In the summer of of 1969, we moved from Lusaka, Zambia to Nairobi Kenya.
I lived in Zambia from first through fifth grade, and then again for seventh grade. When we moved there, it was still the British colony Northern Rhodesia. On October 24, 1964, we participated in the birth of the new nation. I still sing the national anthem for Ginger every October, standing in our living room.
stand and sing of Zambia proud and free
land of work and joy in unity
victors in the struggle for the rights
we’ve won freedom’s fight
all one, strong and free . . .
The song is on my mind because Zambia has found me three times over the last few days. First, in the form of a novel: The Old Drift by Namwali Serpell, a story about Zambia by a Zambian writer. I am only a couple of chapters in, but the writing is brilliant. Take her definition of history, for example:
the word the English used for the record of every time a white man encountered something he had never seen and promptly claimed it as his own, often renaming it for good measure.
The book begins with a prologue of sorts about David Livingstone, the colonialist/missionary/explorer who died in the Eastern Province of Zambia and the Africans who knew him buried his heart there before they sent the body back to England.
My father went to the Eastern Province–a town called Petauke–at the request of a man who was a member of Matero Baptist Church in Lusaka, where we went. Dad told stories of driving until the road ended and then walking for three days to get to the village.
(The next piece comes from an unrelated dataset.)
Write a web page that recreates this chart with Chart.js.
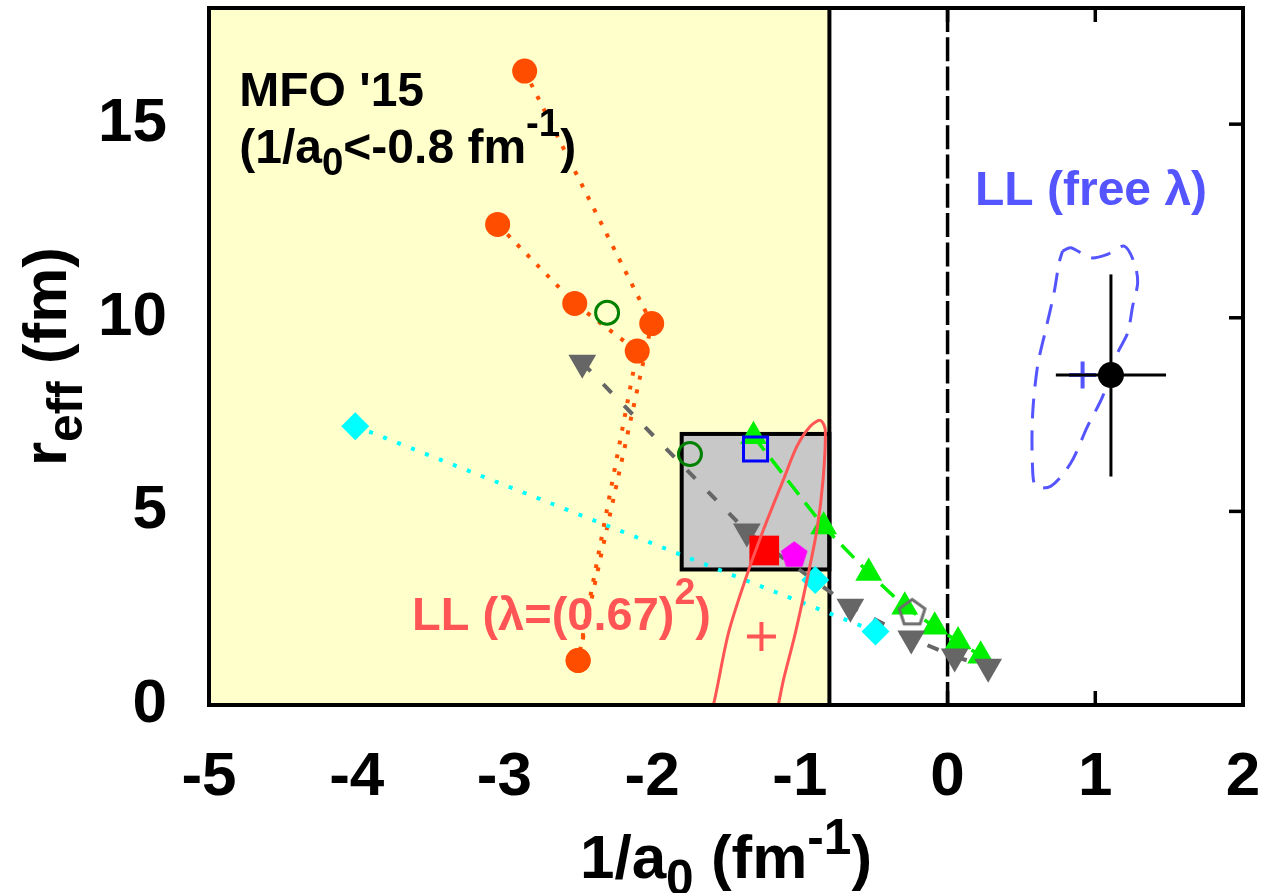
<!DOCTYPE html>
<html>
<head>
<meta charset="utf-8">
<script src="https://cdn.jsdelivr.net/npm/chart.js@4.4.0/dist/chart.umd.min.js"></script>
<style>
  html, body { margin: 0; padding: 0; background: #ffffff; }
  canvas { display: block; }
</style>
</head>
<body>
<canvas id="chart" width="1266" height="893"></canvas>
<script>
// ---- axes ----
const xTickValues = [-5, -4, -3, -2, -1, 0, 1, 2];
const yTickValues = [0, 5, 10, 15];
const xRange = [-5, 2];
const yRange = [0, 18];

// ---- shaded regions and reference lines ----
const mfoRegionX = [-5, -0.8];      // MFO '15 allowed region (1/a0 < -0.8 fm^-1)
const boxX = [-1.8, -0.8];          // grey box
const boxY = [3.5, 7.0];
const dashedLineX = [0];

// ---- model curves (orange, dotted) ----
const orangeAX = [-2.863, -2.003, -2.501];
const orangeAY = [16.37, 9.85, 1.15];
const orangeBX = [-3.046, -2.524, -2.101, -2.501];
const orangeBY = [12.41, 10.37, 9.14, 1.15];

// ---- grey down-triangles (dashed) ----
const greyTriX = [-2.473, -1.359, -0.658, -0.246, 0.048, 0.275];
const greyTriY = [8.84, 4.48, 2.54, 1.72, 1.25, 0.99];

// ---- green up-triangles (dashed) ----
const greenTriX = [-1.314, -0.839, -0.534, -0.290, -0.087, 0.071, 0.224];
const greenTriY = [6.94, 4.61, 3.41, 2.54, 2.02, 1.64, 1.27];

// ---- cyan diamonds (dotted) ----
const cyanLineX = [-4.01, -0.488];
const cyanLineY = [7.20, 1.90];
const cyanSingleX = [-0.896];
const cyanSingleY = [3.23];

// ---- single markers ----
const openCircleX = [-2.305, -1.744];
const openCircleY = [10.13, 6.48];
const greyPentX = [-0.24];
const greyPentY = [2.41];
const blueSquareX = [-1.30];
const blueSquareY = [6.61];
const redSquareX = [-1.241];
const redSquareY = [3.99];
const magentaX = [-1.038];
const magentaY = [3.90];
const redPlusX = [-1.26];
const redPlusY = [1.77];
const bluePlusX = [0.914];
const bluePlusY = [8.52];

// ---- measurement with error bars ----
const pointX = [1.106];
const pointY = [8.52];
const errX = [0.733, 1.479];
const errY = [5.90, 11.12];

// ---- LL contours ----
const llRedX = [-1.66, -1.585, -1.484, -1.370, -1.246, -1.111, -1.020, -0.929, -0.862, -0.828, -0.843, -0.884, -0.952, -1.031, -1.111, -1.144, -1.21];
const llRedY = [-1.0, 0.0, 1.85, 3.23, 4.53, 5.82, 6.68, 7.20, 7.35, 7.11, 5.82, 4.53, 3.23, 1.85, 0.65, 0.04, -1.0];
const llBlueX = [0.778, 0.834, 0.970, 1.083, 1.196, 1.264, 1.287, 1.253, 1.219, 1.151, 1.050, 0.948, 0.834, 0.699, 0.597, 0.575, 0.575, 0.609, 0.665, 0.721, 0.755, 0.778];
const llBlueY = [11.72, 11.81, 11.55, 11.64, 11.85, 11.42, 10.91, 10.30, 9.61, 9.09, 7.97, 7.20, 6.25, 5.65, 5.65, 6.16, 7.46, 8.75, 9.70, 10.65, 11.42, 11.72];

const zip = (xs, ys) => xs.map((v, i) => ({ x: v, y: ys[i] }));

const FONT = "'Liberation Sans', Arial, Helvetica, sans-serif";
const RED_TXT = 'rgb(255,85,85)';
const BLUE_TXT = 'rgb(85,85,255)';

// filled / open pentagon marker
function pentagon(r, fill, stroke, lw) {
  const size = Math.ceil(2 * r + 2 * lw + 2);
  const c = document.createElement('canvas');
  c.width = c.height = size;
  const g = c.getContext('2d');
  const cx = size / 2, cy = size / 2 + 0.0955 * r;
  g.beginPath();
  for (let i = 0; i < 5; i++) {
    const a = -Math.PI / 2 + i * 2 * Math.PI / 5;
    g.lineTo(cx + r * Math.cos(a), cy + r * Math.sin(a));
  }
  g.closePath();
  if (fill) { g.fillStyle = fill; g.fill(); }
  if (stroke) { g.strokeStyle = stroke; g.lineWidth = lw; g.stroke(); }
  return c;
}

// text with sub/superscripts: parts = [[text, kind]], kind '' | 'sub' | 'sup'
function drawRich(ctx, parts, x, y, size, align, color, supShift, subShift) {
  const items = parts.map(([t, k]) => {
    const s = k ? size * 0.8 : size;
    ctx.font = `bold ${s}px ${FONT}`;
    const w = ctx.measureText(t).width;
    const dy = k === 'sub' ? size * subShift : (k === 'sup' ? -size * supShift : 0);
    return { t, s, w, dy };
  });
  const total = items.reduce((acc, it) => acc + it.w, 0);
  let cx = align === 'center' ? x - total / 2 : x;
  ctx.fillStyle = color;
  ctx.textAlign = 'left';
  ctx.textBaseline = 'alphabetic';
  items.forEach(it => {
    ctx.font = `bold ${it.s}px ${FONT}`;
    ctx.fillText(it.t, cx, y + it.dy);
    cx += it.w;
  });
}

const labels = [
  { x: -4.795, y: 15.47, size: 48, color: '#000', parts: [["MFO '15", '']] },
  { x: -4.795, y: 14.00, size: 48, color: '#000',
    parts: [['(1/a', ''], ['0', 'sub'], ['<-0.8 fm', ''], ['-1', 'sup'], [')', '']] },
  { x: 0.186, y: 12.91, size: 48, color: BLUE_TXT, parts: [['LL (free \u03bb)', '']] },
  { x: -3.626, y: 1.94, size: 47, color: RED_TXT,
    parts: [['LL (\u03bb=(0.67)', ''], ['2', 'sup'], [')', '']] }
];

const decor = {
  id: 'decor',
  beforeDatasetsDraw(chart) {
    const { ctx, chartArea: a, scales: { x, y } } = chart;
    const seg = (x1, y1, x2, y2) => { ctx.beginPath(); ctx.moveTo(x1, y1); ctx.lineTo(x2, y2); ctx.stroke(); };
    ctx.save();
    // mirrored tick marks
    ctx.strokeStyle = '#000';
    ctx.lineWidth = 3.5;
    xTickValues.forEach(v => {
      const p = x.getPixelForValue(v);
      seg(p, a.bottom, p, a.bottom - 14);
      seg(p, a.top, p, a.top + 14);
    });
    yTickValues.forEach(v => {
      const p = y.getPixelForValue(v);
      seg(a.left, p, a.left + 14, p);
      seg(a.right, p, a.right - 14, p);
    });
    // MFO region
    const rx0 = x.getPixelForValue(mfoRegionX[0]);
    const rx1 = x.getPixelForValue(mfoRegionX[1]);
    ctx.fillStyle = '#ffffcc';
    ctx.fillRect(rx0, a.top, rx1 - rx0, a.bottom - a.top);
    // grey box
    const bx0 = x.getPixelForValue(boxX[0]), bx1 = x.getPixelForValue(boxX[1]);
    const by0 = y.getPixelForValue(boxY[1]), by1 = y.getPixelForValue(boxY[0]);
    ctx.fillStyle = '#c8c8c8';
    ctx.fillRect(bx0, by0, bx1 - bx0, by1 - by0);
    ctx.lineWidth = 4;
    ctx.strokeStyle = '#000';
    ctx.strokeRect(bx0, by0, bx1 - bx0, by1 - by0);
    // region boundary (solid) and zero line (dashed)
    ctx.lineWidth = 4;
    seg(rx1, a.top, rx1, a.bottom);
    ctx.lineWidth = 3.5;
    ctx.setLineDash([24, 5.3]);
    dashedLineX.forEach(v => {
      const p = x.getPixelForValue(v);
      seg(p, a.top, p, a.bottom);
    });
    ctx.restore();
  },
  afterDatasetsDraw(chart) {
    const { ctx, chartArea: a, scales: { x, y } } = chart;
    ctx.save();
    // frame
    ctx.strokeStyle = '#000';
    ctx.lineWidth = 4;
    ctx.strokeRect(a.left, a.top, a.right - a.left, a.bottom - a.top);
    // annotations
    labels.forEach(l => {
      drawRich(ctx, l.parts, x.getPixelForValue(l.x), y.getPixelForValue(l.y), l.size, 'left', l.color, 0.56, 0.25);
    });
    // axis titles
    drawRich(ctx, [['1/a', ''], ['0', 'sub'], [' (fm', ''], ['-1', 'sup'], [')', '']],
      (a.left + a.right) / 2, a.bottom + 173, 62, 'center', '#000', 0.38, 0.28);
    ctx.translate(66, (a.top + a.bottom) / 2);
    ctx.rotate(-Math.PI / 2);
    drawRich(ctx, [['r', ''], ['eff', 'sub'], [' (fm)', '']], 0, 0, 62, 'center', '#000', 0.4, 0.25);
    ctx.restore();
  }
};

const lineDs = (data, color, dash, width, extra) => Object.assign({
  data, showLine: true, borderColor: color, borderWidth: width, borderDash: dash,
  pointRadius: 0, fill: false, tension: 0
}, extra || {});

const datasets = [
  // measurement point (on top of its error bars)
  { data: zip(pointX, pointY), pointStyle: 'circle', pointRadius: 13, backgroundColor: '#000', borderColor: '#000', borderWidth: 0 },
  lineDs([{ x: errX[0], y: pointY[0] }, { x: errX[1], y: pointY[0] }], '#000', [], 3),
  lineDs([{ x: pointX[0], y: errY[0] }, { x: pointX[0], y: errY[1] }], '#000', [], 3),
  { data: zip(bluePlusX, bluePlusY), pointStyle: 'cross', pointRadius: 13.5, borderColor: BLUE_TXT, borderWidth: 4 },
  lineDs(zip(llBlueX, llBlueY), BLUE_TXT, [20, 12], 3, { tension: 0.3 }),
  // LL (lambda fixed) contour
  lineDs(zip(llRedX, llRedY), RED_TXT, [], 3, { tension: 0.3 }),
  { data: zip(redPlusX, redPlusY), pointStyle: 'cross', pointRadius: 14.5, borderColor: RED_TXT, borderWidth: 4 },
  { data: zip(blueSquareX, blueSquareY), pointStyle: 'rect', pointRadius: 17, backgroundColor: 'rgba(0,0,0,0)', borderColor: '#0000ff', borderWidth: 3 },
  { data: zip(greyPentX, greyPentY), pointStyle: pentagon(13.5, null, '#6e6e6e', 3), pointRadius: 14 },
  { data: zip(magentaX, magentaY), pointStyle: pentagon(14, '#ff00ff', null, 0), pointRadius: 14 },
  { data: zip(redSquareX, redSquareY), pointStyle: 'rect', pointRadius: 21, backgroundColor: '#ff0000', borderColor: '#ff0000', borderWidth: 0 },
  { data: zip(openCircleX, openCircleY), pointStyle: 'circle', pointRadius: 11.5, backgroundColor: 'rgba(0,0,0,0)', borderColor: '#008000', borderWidth: 3 },
  { data: zip(cyanSingleX, cyanSingleY), pointStyle: 'rectRot', pointRadius: 14, backgroundColor: '#00ffff', borderColor: '#00ffff', borderWidth: 0 },
  lineDs(zip(cyanLineX, cyanLineY), '#00ffff', [4, 11], 4,
    { pointStyle: 'rectRot', pointRadius: 14, pointBackgroundColor: '#00ffff', pointBorderWidth: 0 }),
  lineDs(zip(greyTriX, greyTriY), '#666666', [12, 18], 4,
    { pointStyle: 'triangle', rotation: 180, pointRadius: 16, pointBackgroundColor: '#666666', pointBorderWidth: 0 }),
  lineDs(zip(greenTriX, greenTriY), '#00f000', [18, 10], 3.5,
    { pointStyle: 'triangle', pointRadius: 15.5, pointBackgroundColor: '#00f000', pointBorderWidth: 0 }),
  lineDs(zip(orangeAX, orangeAY), '#ff5000', [4, 10], 4,
    { pointStyle: 'circle', pointRadius: 12.5, pointBackgroundColor: '#ff4d00', pointBorderWidth: 0 }),
  lineDs(zip(orangeBX, orangeBY), '#ff5000', [4, 10], 4,
    { pointStyle: 'circle', pointRadius: 12.5, pointBackgroundColor: '#ff4d00', pointBorderWidth: 0 })
];

const tickFont = { family: FONT, size: 62, weight: 'bold' };

new Chart(document.getElementById('chart'), {
  type: 'scatter',
  data: { datasets },
  options: {
    responsive: false,
    animation: false,
    events: [],
    layout: { autoPadding: false, padding: { top: 8, right: 23, left: 0, bottom: 0 } },
    plugins: { legend: { display: false }, tooltip: { enabled: false } },
    scales: {
      x: {
        type: 'linear', min: xRange[0], max: xRange[1],
        grid: { display: false, drawTicks: false },
        border: { display: false },
        ticks: { font: tickFont, color: '#000', padding: 36, maxRotation: 0, autoSkip: false },
        afterBuildTicks: s => { s.ticks = xTickValues.map(v => ({ value: v })); },
        afterFit: s => { s.height = 188; s.paddingLeft = 0; s.paddingRight = 0; }
      },
      y: {
        type: 'linear', min: yRange[0], max: yRange[1],
        grid: { display: false, drawTicks: false },
        border: { display: false },
        ticks: { font: tickFont, color: '#000', padding: 42, autoSkip: false },
        afterBuildTicks: s => { s.ticks = yTickValues.map(v => ({ value: v })); },
        afterFit: s => { s.width = 209; s.paddingTop = 0; s.paddingBottom = 0; }
      }
    }
  },
  plugins: [decor]
});
</script>
</body>
</html>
Only one person there had ever seen a mazungu–a white man–and she was the oldest person in the village. When she told her story, Dad realized the last European to stand in that place was Livingstone himself.
The second Zambia sighting was an article at 3 Quarks Daily by the travel writer Bill Murray detailing a trip is making by rail from Dar es Salaam, the Tanzanian capital, to Kapiri Mposhi, a town in the Zambian Copper Belt. The 1,100-mile journey wasn’t possible when I lived in Zambia; the rail line was not completed until the 1970s, but reading about it makes me wish I could make the forty-two hour trip.
In the spring of 1969, before we moved north, my mother decided she would take my brother, Miller, and I back to Bulawayo, Southern Rhodesia, which was the first place we lived in Africa, and the place my brother was born. She had a sense it would not be easy to get back there and she wanted us to see a place we had only known as small children. We left when I was five. Her choice of travel was by train, though that trip was only 775 miles, and we didn’t do it all at once.
And she was right: I have never gotten to go back to either Zambia or Zimbabwe.
Which brings me to the third thing. My brother called today for no other reason than we do our best to talk to each other every two or three weeks, and part of what he had to say was he will be in Zambia in April as a part of a trip he and his wife, Ginger, are taking related to their missions nonprofit. They support and work with churches in Malawi and Zambia, so they have been back a few times, and I feel a kind of wistfulness every time they go, wishing I could see our house on Valentine Close, or the one on Harding Road with the big backyard where all the neighborhood kids played softball and soccer.
When I wrote This Must Be the Place: Reflections on Home, I said,
In those days on Harding Road I learned to live in joy, to trust that sadness or difficulty or failure were never the last words. The people at Matero who filled up the room with song were acquainted with grief; they were not naive. Life was hard and God was faithful. Both things were true and they chose to sing about the latter.
When we left Zambia, I left home, but not for the first time, nor the last. I am grateful for the trinity of invitations to go back there through the words and journeys of others. Even from this distance, I can still stand and sing of a place I loved that let me belong.